= Data =
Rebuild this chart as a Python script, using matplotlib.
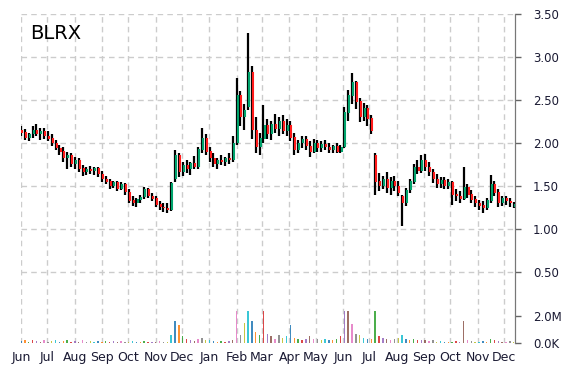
import numpy as np
import pandas as pd
import matplotlib
matplotlib.use("Agg")
import matplotlib.pyplot as plt
import matplotlib.dates as mdates
from matplotlib.ticker import FixedLocator, FixedFormatter

ticker_name = "BLRX"

# one bar every ~3 trading days, Jun 2015 .. mid Dec 2016 (one row per month)
opens = [
    2.15, 2.12, 2.06, 2.10, 2.15, 2.10, 2.14,
    2.08, 2.05, 2.00, 1.94, 1.90, 1.82, 1.85,
    1.76, 1.80, 1.70, 1.66, 1.69, 1.67, 1.70,
    1.64, 1.58, 1.55, 1.50, 1.54, 1.47, 1.52,
    1.43, 1.33, 1.30, 1.34, 1.37, 1.46, 1.38,
    1.35, 1.28, 1.25, 1.24, 1.22, 1.58, 1.85,
    1.66, 1.74, 1.70, 1.76, 1.72, 1.92, 2.05,
    1.90, 1.82, 1.76, 1.80, 1.78, 1.82, 1.80,
    2.00, 2.55, 2.30, 2.42, 2.82, 2.15, 1.95,
    2.05, 2.20, 2.10, 2.22, 2.16, 2.25, 2.14,
    2.20, 2.06, 1.92, 2.00, 2.04, 1.96, 1.90,
    2.00, 1.94, 1.98, 1.95, 1.92, 1.96, 1.90,
    1.95, 2.35, 2.55, 2.70, 2.48, 2.30, 2.40,
    2.28, 1.85, 1.55, 1.50, 1.58, 1.48, 1.55,
    1.50, 1.38, 1.30, 1.45, 1.55, 1.72, 1.68,
    1.80, 1.72, 1.66, 1.58, 1.52, 1.56, 1.50,
    1.54, 1.40, 1.38, 1.35, 1.48, 1.40, 1.34,
    1.30, 1.27, 1.24, 1.33, 1.52, 1.42, 1.30,
    1.35, 1.32, 1.25,
]
highs = [
    2.20, 2.16, 2.12, 2.20, 2.22, 2.18, 2.17,
    2.14, 2.10, 2.04, 1.98, 1.95, 1.90, 1.88,
    1.84, 1.82, 1.74, 1.72, 1.73, 1.72, 1.72,
    1.68, 1.62, 1.58, 1.56, 1.56, 1.55, 1.54,
    1.46, 1.38, 1.36, 1.40, 1.49, 1.48, 1.42,
    1.38, 1.32, 1.30, 1.30, 1.55, 1.92, 1.88,
    1.78, 1.80, 1.78, 1.85, 1.95, 2.17, 2.10,
    1.95, 1.88, 1.82, 1.86, 1.84, 1.88, 2.08,
    2.76, 2.60, 2.45, 3.28, 2.90, 2.30, 2.12,
    2.44, 2.28, 2.25, 2.34, 2.30, 2.32, 2.28,
    2.26, 2.12, 2.04, 2.08, 2.08, 2.02, 2.05,
    2.04, 2.02, 2.04, 2.00, 1.98, 2.00, 1.98,
    2.42, 2.62, 2.81, 2.72, 2.52, 2.46, 2.44,
    2.32, 1.88, 1.65, 1.62, 1.66, 1.60, 1.62,
    1.56, 1.40, 1.48, 1.58, 1.76, 1.80, 1.86,
    1.87, 1.78, 1.70, 1.64, 1.60, 1.60, 1.58,
    1.56, 1.46, 1.44, 1.72, 1.52, 1.45, 1.38,
    1.34, 1.32, 1.36, 1.63, 1.56, 1.46, 1.38,
    1.38, 1.36, 1.31,
]
lows = [
    2.08, 2.04, 2.02, 2.06, 2.08, 2.04, 2.05,
    2.02, 1.96, 1.92, 1.86, 1.78, 1.70, 1.72,
    1.70, 1.66, 1.62, 1.63, 1.64, 1.63, 1.60,
    1.55, 1.52, 1.47, 1.48, 1.44, 1.45, 1.40,
    1.30, 1.27, 1.26, 1.30, 1.35, 1.36, 1.32,
    1.26, 1.22, 1.20, 1.19, 1.21, 1.55, 1.60,
    1.62, 1.65, 1.63, 1.70, 1.70, 1.88, 1.86,
    1.78, 1.72, 1.70, 1.74, 1.73, 1.76, 1.78,
    1.98, 2.20, 2.15, 2.38, 2.05, 1.88, 1.86,
    2.00, 2.05, 2.04, 2.12, 2.08, 2.10, 2.08,
    2.02, 1.86, 1.88, 1.94, 1.92, 1.84, 1.88,
    1.90, 1.90, 1.92, 1.88, 1.88, 1.88, 1.88,
    1.94, 2.25, 2.45, 2.40, 2.24, 2.25, 2.20,
    2.10, 1.40, 1.44, 1.46, 1.42, 1.40, 1.44,
    1.38, 1.03, 1.27, 1.42, 1.52, 1.64, 1.65,
    1.68, 1.62, 1.54, 1.48, 1.48, 1.46, 1.46,
    1.28, 1.33, 1.30, 1.34, 1.36, 1.30, 1.26,
    1.22, 1.18, 1.22, 1.30, 1.38, 1.26, 1.27,
    1.28, 1.26, 1.24,
]
closes = [
    2.12, 2.06, 2.10, 2.15, 2.10, 2.14, 2.08,
    2.05, 2.00, 1.94, 1.90, 1.82, 1.85, 1.76,
    1.80, 1.70, 1.66, 1.69, 1.67, 1.70, 1.64,
    1.58, 1.55, 1.50, 1.54, 1.47, 1.52, 1.43,
    1.33, 1.30, 1.34, 1.37, 1.46, 1.38, 1.35,
    1.28, 1.25, 1.24, 1.22, 1.53, 1.85, 1.66,
    1.74, 1.70, 1.76, 1.72, 1.92, 2.05, 1.90,
    1.82, 1.76, 1.80, 1.78, 1.82, 1.80, 2.00,
    2.55, 2.30, 2.38, 2.82, 2.15, 1.95, 2.05,
    2.20, 2.10, 2.22, 2.16, 2.25, 2.14, 2.20,
    2.06, 1.92, 2.00, 2.04, 1.96, 1.90, 2.00,
    1.94, 1.98, 1.95, 1.92, 1.96, 1.90, 1.95,
    2.35, 2.55, 2.70, 2.48, 2.30, 2.40, 2.28,
    2.14, 1.55, 1.50, 1.58, 1.48, 1.55, 1.50,
    1.42, 1.30, 1.45, 1.55, 1.72, 1.68, 1.80,
    1.72, 1.66, 1.58, 1.52, 1.56, 1.50, 1.54,
    1.40, 1.38, 1.35, 1.48, 1.40, 1.34, 1.30,
    1.27, 1.24, 1.33, 1.52, 1.42, 1.30, 1.35,
    1.32, 1.30, 1.29,
]
volumes_m = [
    0.15, 0.20, 0.10, 0.25, 0.15, 0.10, 0.20,
    0.10, 0.15, 0.20, 0.10, 0.15, 0.20, 0.10,
    0.15, 0.10, 0.20, 0.10, 0.15, 0.10, 0.12,
    0.10, 0.15, 0.10, 0.12, 0.10, 0.15, 0.10,
    0.10, 0.12, 0.10, 0.10, 0.15, 0.10, 0.10,
    0.10, 0.12, 0.10, 0.10, 0.60, 1.60, 1.30,
    0.50, 0.30, 0.20, 0.15, 0.30, 0.40, 0.20,
    0.25, 0.15, 0.10, 0.12, 0.10, 0.15, 0.20,
    2.40, 0.60, 1.50, 2.40, 1.60, 0.80, 0.60,
    2.40, 0.70, 0.50, 0.30, 0.60, 0.40, 0.50,
    1.30, 0.40, 0.30, 0.20, 0.30, 0.50, 0.30,
    0.30, 0.20, 0.30, 0.20, 0.20, 0.30, 0.50,
    2.40, 2.40, 1.40, 0.70, 0.60, 0.40, 0.30,
    0.30, 2.40, 0.50, 0.40, 0.30, 0.20, 0.30,
    0.40, 0.60, 0.30, 0.20, 0.30, 0.20, 0.20,
    0.20, 0.15, 0.20, 0.10, 0.15, 0.10, 0.10,
    0.10, 0.15, 0.10, 1.60, 0.20, 0.15, 0.10,
    0.10, 0.15, 0.10, 0.30, 0.20, 0.15, 0.10,
    0.10, 0.15, 0.10,
]

price_ticks = [0.5, 1.0, 1.5, 2.0, 2.5, 3.0, 3.5]
vol_ticks = [0, 2e6]
vol_labels = ["0.0K", "2.0M"]

dates = pd.date_range("2015-06-01", "2016-12-12", periods=len(closes))
x = mdates.date2num(dates)
o = np.array(opens)
h = np.array(highs)
l = np.array(lows)
c = np.array(closes)
vol = np.array(volumes_m) * 1e6

fig = plt.figure(figsize=(5.7, 3.7), dpi=100)
ax = fig.add_axes([21 / 570, 1 - 343 / 370, 494 / 570, 329 / 370])
ax2 = ax.twinx()

grid_kw = dict(color="#cccccc", linestyle=(0, (4, 3)), linewidth=1.0)
ax.set_axisbelow(True)
ax.grid(True, **grid_kw)

up = c >= o
body_col = np.where(up, "#00a36c", "#ff1a1a")
ax.vlines(x, l, h, colors="black", linewidth=1.6, zorder=3)
ax.vlines(x + 1.2, np.minimum(o, c), np.maximum(o, c) + 0.005,
          colors=body_col, linewidth=1.5, zorder=4)

ax.set_xlim(mdates.date2num(pd.Timestamp("2015-06-01")),
            mdates.date2num(pd.Timestamp("2016-12-13 12:00")))
ax.set_ylim(-0.326, 3.5)

months = pd.date_range("2015-06-01", "2016-12-01", freq="MS")
ax.xaxis.set_major_locator(FixedLocator(mdates.date2num(months)))
ax.xaxis.set_major_formatter(FixedFormatter([m.strftime("%b") for m in months]))
ax.tick_params(axis="x", length=0, pad=6, labelsize=9, labelcolor="#1a1a33")

ax.yaxis.tick_right()
ax.yaxis.set_label_position("right")
ax.set_yticks(price_ticks)
ax.set_yticklabels(["%.2f" % t for t in price_ticks])
ax.tick_params(axis="y", which="both", left=False, labelleft=False,
               right=True, labelright=True, length=4, width=1,
               color="#666666", pad=9, labelsize=8.5, labelcolor="#1a1a33")

for s in ["top", "left", "bottom"]:
    ax.spines[s].set_visible(False)
ax.spines["right"].set_color("#777777")

# volume panel under the prices, same right axis
ax2.set_ylim(0, 24.4e6)
colors = plt.rcParams["axes.prop_cycle"].by_key()["color"]
for i in range(len(x)):
    ax2.bar(x[i], vol[i], width=1.6, color=colors[i % len(colors)],
            alpha=0.85, linewidth=0)
ax2.set_yticks(vol_ticks)
ax2.set_yticklabels(vol_labels)
ax2.tick_params(axis="y", length=4, width=1, color="#666666", pad=9,
                labelsize=8.5, labelcolor="#1a1a33")
for s in ["top", "left", "bottom"]:
    ax2.spines[s].set_visible(False)
ax2.spines["right"].set_color("#777777")

fig.text(30 / 570, 1 - 39 / 370, ticker_name, fontsize=14, va="baseline",
         ha="left", color="black")

fig.savefig("out.png", dpi=100)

= Requirements =
Find all the lines containing "matplotlib" in the material, then copy them.

= Answer to this problem =
Rebuild this chart as a Python script, using matplotlib.
import matplotlib
matplotlib.use("Agg")
import matplotlib.pyplot as plt
import matplotlib.dates as mdates
from matplotlib.ticker import FixedLocator, FixedFormatter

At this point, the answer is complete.